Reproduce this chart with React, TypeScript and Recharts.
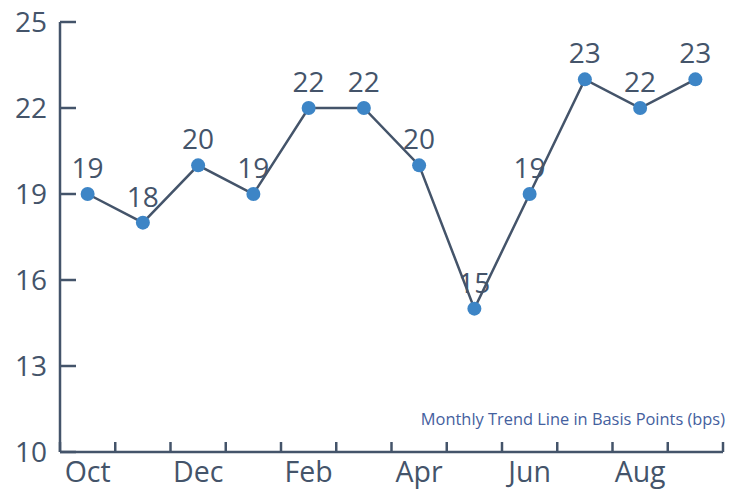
import { LineChart, Line, XAxis, YAxis, LabelList } from 'recharts';

if (typeof document !== 'undefined') document.body.style.margin = '0';

const months = ['Oct', 'Nov', 'Dec', 'Jan', 'Feb', 'Mar', 'Apr', 'May', 'Jun', 'Jul', 'Aug', 'Sep'];
const bps = [19, 18, 20, 19, 22, 22, 20, 15, 19, 23, 22, 23];
const yTicks = [10, 13, 16, 19, 22, 25];

const INK = '#44546A';
const DOT = '#3D85C6';
const FONT = '"Open Sans", sans-serif';

const data = months.map((m, i) => ({ idx: i, month: m, value: bps[i] }));

// boundaries get a tick mark, every other band center gets the month name
const xTicks: number[] = [];
for (let i = 0; i <= months.length; i++) {
  xTicks.push(i - 0.5);
  if (i < months.length && i % 2 === 0) xTicks.push(i);
}

function XTick({ x, y, payload }: any) {
  const v = payload.value as number;
  if (!Number.isInteger(v)) {
    return <line x1={x} y1={y} x2={x} y2={y - 10} stroke={INK} strokeWidth={2.5} />;
  }
  return (
    <text x={x} y={y + 30} textAnchor="middle" fill={INK} fontSize={28.5} fontFamily={FONT}>
      {months[v]}
    </text>
  );
}

function YTick({ x, y, payload }: any) {
  return (
    <g>
      <line x1={x} y1={y} x2={x + 16} y2={y} stroke={INK} strokeWidth={2.5} />
      <text x={x - 13} y={y} dy="0.35em" textAnchor="end" fill={INK} fontSize={28} fontFamily={FONT}>
        {payload.value}
      </text>
    </g>
  );
}

export default function App() {
  return (
    <div style={{ position: 'relative', width: 740, height: 490, background: '#fff' }}>
      <LineChart width={740} height={490} data={data} margin={{ top: 22, right: 17, left: 0, bottom: 0 }}>
        <XAxis
          dataKey="idx"
          type="number"
          domain={[-0.5, 11.5]}
          ticks={xTicks}
          interval={0}
          height={38}
          tickSize={0}
          tickMargin={0}
          tickLine={false}
          tick={<XTick />}
          axisLine={{ stroke: INK, strokeWidth: 2.5 }}
        />
        <YAxis
          domain={[10, 25]}
          ticks={yTicks}
          interval={0}
          width={60}
          tickSize={0}
          tickMargin={0}
          tickLine={false}
          tick={<YTick />}
          axisLine={{ stroke: INK, strokeWidth: 2.5 }}
        />
        <Line
          type="linear"
          dataKey="value"
          stroke={INK}
          strokeWidth={2.5}
          dot={{ r: 7, fill: DOT, stroke: DOT, strokeWidth: 0 }}
          activeDot={false}
          isAnimationActive={false}
        >
          <LabelList dataKey="value" position="top" offset={16} fill={INK} fontSize={28} fontFamily={FONT} />
        </Line>
      </LineChart>
      <div
        style={{
          position: 'absolute',
          right: 15,
          top: 407,
          fontFamily: FONT,
          fontSize: 16.4,
          color: '#44609E',
          whiteSpace: 'nowrap',
        }}
      >
        Monthly Trend Line in Basis Points (bps)
      </div>
    </div>
  );
}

- **What the task requires**
From the material above, reproduce everything verbatim except the pictures.

- **Answer in full**
Reproduce this chart with React, TypeScript and Recharts.
import { LineChart, Line, XAxis, YAxis, LabelList } from 'recharts';

if (typeof document !== 'undefined') document.body.style.margin = '0';

const months = ['Oct', 'Nov', 'Dec', 'Jan', 'Feb', 'Mar', 'Apr', 'May', 'Jun', 'Jul', 'Aug', 'Sep'];
const bps = [19, 18, 20, 19, 22, 22, 20, 15, 19, 23, 22, 23];
const yTicks = [10, 13, 16, 19, 22, 25];

const INK = '#44546A';
const DOT = '#3D85C6';
const FONT = '"Open Sans", sans-serif';

const data = months.map((m, i) => ({ idx: i, month: m, value: bps[i] }));

// boundaries get a tick mark, every other band center gets the month name
const xTicks: number[] = [];
for (let i = 0; i <= months.length; i++) {
  xTicks.push(i - 0.5);
  if (i < months.length && i % 2 === 0) xTicks.push(i);
}

function XTick({ x, y, payload }: any) {
  const v = payload.value as number;
  if (!Number.isInteger(v)) {
    return <line x1={x} y1={y} x2={x} y2={y - 10} stroke={INK} strokeWidth={2.5} />;
  }
  return (
    <text x={x} y={y + 30} textAnchor="middle" fill={INK} fontSize={28.5} fontFamily={FONT}>
      {months[v]}
    </text>
  );
}

function YTick({ x, y, payload }: any) {
  return (
    <g>
      <line x1={x} y1={y} x2={x + 16} y2={y} stroke={INK} strokeWidth={2.5} />
      <text x={x - 13} y={y} dy="0.35em" textAnchor="end" fill={INK} fontSize={28} fontFamily={FONT}>
        {payload.value}
      </text>
    </g>
  );
}

export default function App() {
  return (
    <div style={{ position: 'relative', width: 740, height: 490, background: '#fff' }}>
      <LineChart width={740} height={490} data={data} margin={{ top: 22, right: 17, left: 0, bottom: 0 }}>
        <XAxis
          dataKey="idx"
          type="number"
          domain={[-0.5, 11.5]}
          ticks={xTicks}
          interval={0}
          height={38}
          tickSize={0}
          tickMargin={0}
          tickLine={false}
          tick={<XTick />}
          axisLine={{ stroke: INK, strokeWidth: 2.5 }}
        />
        <YAxis
          domain={[10, 25]}
          ticks={yTicks}
          interval={0}
          width={60}
          tickSize={0}
          tickMargin={0}
          tickLine={false}
          tick={<YTick />}
          axisLine={{ stroke: INK, strokeWidth: 2.5 }}
        />
        <Line
          type="linear"
          dataKey="value"
          stroke={INK}
          strokeWidth={2.5}
          dot={{ r: 7, fill: DOT, stroke: DOT, strokeWidth: 0 }}
          activeDot={false}
          isAnimationActive={false}
        >
          <LabelList dataKey="value" position="top" offset={16} fill={INK} fontSize={28} fontFamily={FONT} />
        </Line>
      </LineChart>
      <div
        style={{
          position: 'absolute',
          right: 15,
          top: 407,
          fontFamily: FONT,
          fontSize: 16.4,
          color: '#44609E',
          whiteSpace: 'nowrap',
        }}
      >
        Monthly Trend Line in Basis Points (bps)
      </div>
    </div>
  );
}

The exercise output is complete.